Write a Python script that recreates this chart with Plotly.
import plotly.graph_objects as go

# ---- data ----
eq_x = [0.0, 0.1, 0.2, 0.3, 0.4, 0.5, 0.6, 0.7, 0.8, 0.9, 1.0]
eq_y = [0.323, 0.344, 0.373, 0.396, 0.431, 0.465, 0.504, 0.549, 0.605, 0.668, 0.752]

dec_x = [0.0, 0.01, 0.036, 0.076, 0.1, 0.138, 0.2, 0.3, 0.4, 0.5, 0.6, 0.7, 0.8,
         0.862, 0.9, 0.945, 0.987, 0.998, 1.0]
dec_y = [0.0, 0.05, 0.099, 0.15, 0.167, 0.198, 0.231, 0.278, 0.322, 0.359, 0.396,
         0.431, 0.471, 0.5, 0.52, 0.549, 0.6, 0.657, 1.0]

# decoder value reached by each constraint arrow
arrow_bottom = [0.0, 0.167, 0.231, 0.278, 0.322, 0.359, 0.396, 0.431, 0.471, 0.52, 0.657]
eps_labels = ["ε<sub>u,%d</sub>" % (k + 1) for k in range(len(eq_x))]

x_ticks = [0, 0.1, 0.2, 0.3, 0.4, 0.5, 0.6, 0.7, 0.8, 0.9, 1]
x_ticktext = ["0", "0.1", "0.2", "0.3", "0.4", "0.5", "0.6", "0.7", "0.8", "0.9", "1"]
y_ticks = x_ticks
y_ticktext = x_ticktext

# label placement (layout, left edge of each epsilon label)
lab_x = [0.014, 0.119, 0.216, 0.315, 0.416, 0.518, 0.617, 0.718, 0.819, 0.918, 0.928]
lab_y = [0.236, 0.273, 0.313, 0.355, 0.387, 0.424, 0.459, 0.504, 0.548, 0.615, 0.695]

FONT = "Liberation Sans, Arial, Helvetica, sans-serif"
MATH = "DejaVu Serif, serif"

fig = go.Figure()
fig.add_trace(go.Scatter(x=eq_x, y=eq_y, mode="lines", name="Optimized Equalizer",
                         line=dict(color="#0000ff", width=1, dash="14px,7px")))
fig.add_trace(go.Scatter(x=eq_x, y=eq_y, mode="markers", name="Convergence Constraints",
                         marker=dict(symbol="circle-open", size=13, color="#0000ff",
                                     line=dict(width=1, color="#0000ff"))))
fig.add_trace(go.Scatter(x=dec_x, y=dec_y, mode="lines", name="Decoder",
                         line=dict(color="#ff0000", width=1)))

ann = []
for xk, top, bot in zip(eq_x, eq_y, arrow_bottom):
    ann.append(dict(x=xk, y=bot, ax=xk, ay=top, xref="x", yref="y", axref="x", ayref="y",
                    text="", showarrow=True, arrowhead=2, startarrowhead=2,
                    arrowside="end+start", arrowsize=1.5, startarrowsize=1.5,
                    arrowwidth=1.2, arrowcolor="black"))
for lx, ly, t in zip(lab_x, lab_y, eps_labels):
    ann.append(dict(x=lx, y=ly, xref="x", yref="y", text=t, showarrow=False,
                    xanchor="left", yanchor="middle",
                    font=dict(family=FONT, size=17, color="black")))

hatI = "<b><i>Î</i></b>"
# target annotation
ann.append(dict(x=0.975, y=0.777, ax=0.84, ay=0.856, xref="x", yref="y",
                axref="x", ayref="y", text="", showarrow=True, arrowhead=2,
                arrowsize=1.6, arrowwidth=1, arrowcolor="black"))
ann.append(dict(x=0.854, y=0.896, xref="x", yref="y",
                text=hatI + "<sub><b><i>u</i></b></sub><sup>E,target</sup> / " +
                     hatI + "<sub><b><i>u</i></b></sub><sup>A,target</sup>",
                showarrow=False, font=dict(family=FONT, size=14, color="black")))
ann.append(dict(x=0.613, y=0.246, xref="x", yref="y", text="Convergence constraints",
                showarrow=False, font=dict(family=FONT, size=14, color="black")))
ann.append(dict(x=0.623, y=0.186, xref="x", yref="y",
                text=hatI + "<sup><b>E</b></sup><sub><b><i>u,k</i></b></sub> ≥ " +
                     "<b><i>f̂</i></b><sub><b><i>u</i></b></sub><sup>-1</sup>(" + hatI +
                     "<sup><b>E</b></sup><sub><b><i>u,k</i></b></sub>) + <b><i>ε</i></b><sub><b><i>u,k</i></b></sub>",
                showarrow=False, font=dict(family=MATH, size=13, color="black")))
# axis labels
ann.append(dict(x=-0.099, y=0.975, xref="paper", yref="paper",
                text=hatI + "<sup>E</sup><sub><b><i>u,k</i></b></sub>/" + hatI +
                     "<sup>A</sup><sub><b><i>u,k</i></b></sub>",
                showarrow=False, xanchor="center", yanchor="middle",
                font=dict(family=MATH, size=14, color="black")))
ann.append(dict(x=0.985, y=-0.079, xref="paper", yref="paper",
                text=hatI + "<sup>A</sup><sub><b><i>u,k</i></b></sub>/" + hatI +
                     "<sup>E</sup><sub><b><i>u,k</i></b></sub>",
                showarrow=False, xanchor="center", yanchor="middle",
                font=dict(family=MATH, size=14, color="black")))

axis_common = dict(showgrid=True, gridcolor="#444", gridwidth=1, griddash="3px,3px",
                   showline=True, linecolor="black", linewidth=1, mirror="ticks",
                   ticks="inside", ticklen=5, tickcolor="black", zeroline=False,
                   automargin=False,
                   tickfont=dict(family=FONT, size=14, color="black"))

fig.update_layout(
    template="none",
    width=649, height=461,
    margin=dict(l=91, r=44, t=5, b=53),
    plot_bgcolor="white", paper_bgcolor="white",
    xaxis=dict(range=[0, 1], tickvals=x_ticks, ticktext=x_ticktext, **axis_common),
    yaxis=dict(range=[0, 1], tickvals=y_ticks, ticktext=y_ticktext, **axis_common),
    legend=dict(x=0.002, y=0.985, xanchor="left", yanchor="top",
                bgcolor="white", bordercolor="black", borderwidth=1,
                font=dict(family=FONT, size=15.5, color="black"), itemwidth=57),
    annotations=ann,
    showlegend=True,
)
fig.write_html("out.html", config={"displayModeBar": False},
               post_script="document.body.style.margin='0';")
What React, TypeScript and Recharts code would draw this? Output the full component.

REQUIRED WORK:
Without leaving anything out, quote all the data.

SOLUTION TO THIS TASK:
Write a Python script that recreates this chart with Plotly.
import plotly.graph_objects as go

# ---- data ----
eq_x = [0.0, 0.1, 0.2, 0.3, 0.4, 0.5, 0.6, 0.7, 0.8, 0.9, 1.0]
eq_y = [0.323, 0.344, 0.373, 0.396, 0.431, 0.465, 0.504, 0.549, 0.605, 0.668, 0.752]

dec_x = [0.0, 0.01, 0.036, 0.076, 0.1, 0.138, 0.2, 0.3, 0.4, 0.5, 0.6, 0.7, 0.8,
         0.862, 0.9, 0.945, 0.987, 0.998, 1.0]
dec_y = [0.0, 0.05, 0.099, 0.15, 0.167, 0.198, 0.231, 0.278, 0.322, 0.359, 0.396,
         0.431, 0.471, 0.5, 0.52, 0.549, 0.6, 0.657, 1.0]

# decoder value reached by each constraint arrow
arrow_bottom = [0.0, 0.167, 0.231, 0.278, 0.322, 0.359, 0.396, 0.431, 0.471, 0.52, 0.657]
eps_labels = ["ε<sub>u,%d</sub>" % (k + 1) for k in range(len(eq_x))]

x_ticks = [0, 0.1, 0.2, 0.3, 0.4, 0.5, 0.6, 0.7, 0.8, 0.9, 1]
x_ticktext = ["0", "0.1", "0.2", "0.3", "0.4", "0.5", "0.6", "0.7", "0.8", "0.9", "1"]
y_ticks = x_ticks
y_ticktext = x_ticktext

# label placement (layout, left edge of each epsilon label)
lab_x = [0.014, 0.119, 0.216, 0.315, 0.416, 0.518, 0.617, 0.718, 0.819, 0.918, 0.928]
lab_y = [0.236, 0.273, 0.313, 0.355, 0.387, 0.424, 0.459, 0.504, 0.548, 0.615, 0.695]

FONT = "Liberation Sans, Arial, Helvetica, sans-serif"
MATH = "DejaVu Serif, serif"

fig = go.Figure()
fig.add_trace(go.Scatter(x=eq_x, y=eq_y, mode="lines", name="Optimized Equalizer",
                         line=dict(color="#0000ff", width=1, dash="14px,7px")))
fig.add_trace(go.Scatter(x=eq_x, y=eq_y, mode="markers", name="Convergence Constraints",
                         marker=dict(symbol="circle-open", size=13, color="#0000ff",
                                     line=dict(width=1, color="#0000ff"))))
fig.add_trace(go.Scatter(x=dec_x, y=dec_y, mode="lines", name="Decoder",
                         line=dict(color="#ff0000", width=1)))

ann = []
for xk, top, bot in zip(eq_x, eq_y, arrow_bottom):
    ann.append(dict(x=xk, y=bot, ax=xk, ay=top, xref="x", yref="y", axref="x", ayref="y",
                    text="", showarrow=True, arrowhead=2, startarrowhead=2,
                    arrowside="end+start", arrowsize=1.5, startarrowsize=1.5,
                    arrowwidth=1.2, arrowcolor="black"))
for lx, ly, t in zip(lab_x, lab_y, eps_labels):
    ann.append(dict(x=lx, y=ly, xref="x", yref="y", text=t, showarrow=False,
                    xanchor="left", yanchor="middle",
                    font=dict(family=FONT, size=17, color="black")))

hatI = "<b><i>Î</i></b>"
# target annotation
ann.append(dict(x=0.975, y=0.777, ax=0.84, ay=0.856, xref="x", yref="y",
                axref="x", ayref="y", text="", showarrow=True, arrowhead=2,
                arrowsize=1.6, arrowwidth=1, arrowcolor="black"))
ann.append(dict(x=0.854, y=0.896, xref="x", yref="y",
                text=hatI + "<sub><b><i>u</i></b></sub><sup>E,target</sup> / " +
                     hatI + "<sub><b><i>u</i></b></sub><sup>A,target</sup>",
                showarrow=False, font=dict(family=FONT, size=14, color="black")))
ann.append(dict(x=0.613, y=0.246, xref="x", yref="y", text="Convergence constraints",
                showarrow=False, font=dict(family=FONT, size=14, color="black")))
ann.append(dict(x=0.623, y=0.186, xref="x", yref="y",
                text=hatI + "<sup><b>E</b></sup><sub><b><i>u,k</i></b></sub> ≥ " +
                     "<b><i>f̂</i></b><sub><b><i>u</i></b></sub><sup>-1</sup>(" + hatI +
                     "<sup><b>E</b></sup><sub><b><i>u,k</i></b></sub>) + <b><i>ε</i></b><sub><b><i>u,k</i></b></sub>",
                showarrow=False, font=dict(family=MATH, size=13, color="black")))
# axis labels
ann.append(dict(x=-0.099, y=0.975, xref="paper", yref="paper",
                text=hatI + "<sup>E</sup><sub><b><i>u,k</i></b></sub>/" + hatI +
                     "<sup>A</sup><sub><b><i>u,k</i></b></sub>",
                showarrow=False, xanchor="center", yanchor="middle",
                font=dict(family=MATH, size=14, color="black")))
ann.append(dict(x=0.985, y=-0.079, xref="paper", yref="paper",
                text=hatI + "<sup>A</sup><sub><b><i>u,k</i></b></sub>/" + hatI +
                     "<sup>E</sup><sub><b><i>u,k</i></b></sub>",
                showarrow=False, xanchor="center", yanchor="middle",
                font=dict(family=MATH, size=14, color="black")))

axis_common = dict(showgrid=True, gridcolor="#444", gridwidth=1, griddash="3px,3px",
                   showline=True, linecolor="black", linewidth=1, mirror="ticks",
                   ticks="inside", ticklen=5, tickcolor="black", zeroline=False,
                   automargin=False,
                   tickfont=dict(family=FONT, size=14, color="black"))

fig.update_layout(
    template="none",
    width=649, height=461,
    margin=dict(l=91, r=44, t=5, b=53),
    plot_bgcolor="white", paper_bgcolor="white",
    xaxis=dict(range=[0, 1], tickvals=x_ticks, ticktext=x_ticktext, **axis_common),
    yaxis=dict(range=[0, 1], tickvals=y_ticks, ticktext=y_ticktext, **axis_common),
    legend=dict(x=0.002, y=0.985, xanchor="left", yanchor="top",
                bgcolor="white", bordercolor="black", borderwidth=1,
                font=dict(family=FONT, size=15.5, color="black"), itemwidth=57),
    annotations=ann,
    showlegend=True,
)
fig.write_html("out.html", config={"displayModeBar": False},
               post_script="document.body.style.margin='0';")
What React, TypeScript and Recharts code would draw this? Output the full component.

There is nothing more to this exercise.